The Mojave Project – a little fresh air

I’m an unapologetic Windows Vista power user. I have been quietly using Windows Vista for audio production since (and to a certain degree before) Vista’s initial release. It hasn’t been as smooth as I would have liked, but compared to the Apple slam dance of the PPC-to-Intel transition, it was a picnic in the park. The two main reasons for the outcry over Vista and the gleeful cheer over the MacIntel seems to be a combination of the sheer number of users affected by the Vista rollout,  and conversely the cult of personality that Steve Jobs and Apple seems to enjoy.

I’ve watched the unbridled Windows bashing for months now – wondering when people (particularly power users) were going to notice that it’s actually a pretty decent operating system. Granted, there was a lot of homework to do for vendors to come up to speed building drivers for third party devices, but I know people that are *still* waiting for Mac Intel drivers for their audio devices (well, ones that work reliably, anyway) on the Apple side of the fence.

As usual, the hype has far outstripped reality, with snarky Apple slacker TV ads smirking at a Windows geek falling all over himself – Apple panders in a way that would make P.T. Barnum blush. Everywhere you turn, Steve Jobs creates a kind of group amnesia – then the love fest continues as Apple is given a free pass on everything from poorly designed devices to web services that don’t deliver as promised to undercutting third party developers as well as numerous other anti-competitive practices. They get a free pass because of their relatively small portion of the personal computing market, and through that they’ve stirred up a relative perception that is so far from reality that it’s almost funny.

So the Mojave Experiment has been a little breath of fresh air. Notice that I didn’t say “dose of reality” or some other nonsense.
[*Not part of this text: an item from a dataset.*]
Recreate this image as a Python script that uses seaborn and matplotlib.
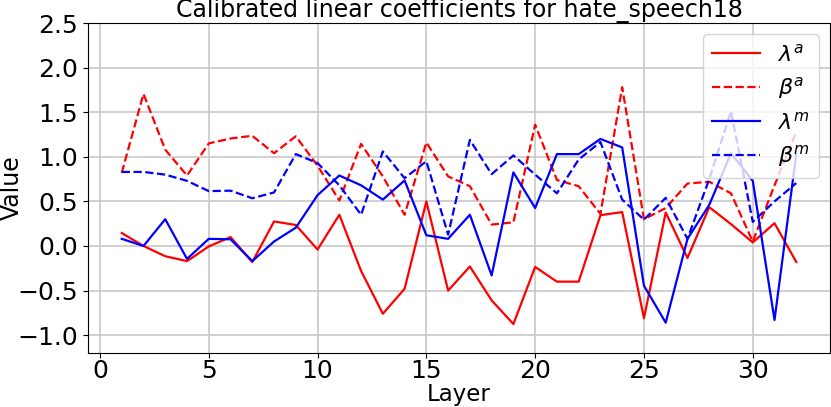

But it’s hard to ignore the irony that people are so enamored with “Mojave” right after declaring the Vista was “awful”, “buggy”, and is “too slow”. It’s a bit of a straw-man presentation – but then again, Apple has been getting away with straw-man tactics for years, it’s time that Microsoft grew some stones and ripped off more than Apple’s Fisher-Price warm and fuzzy UI.

:)

Food for thought.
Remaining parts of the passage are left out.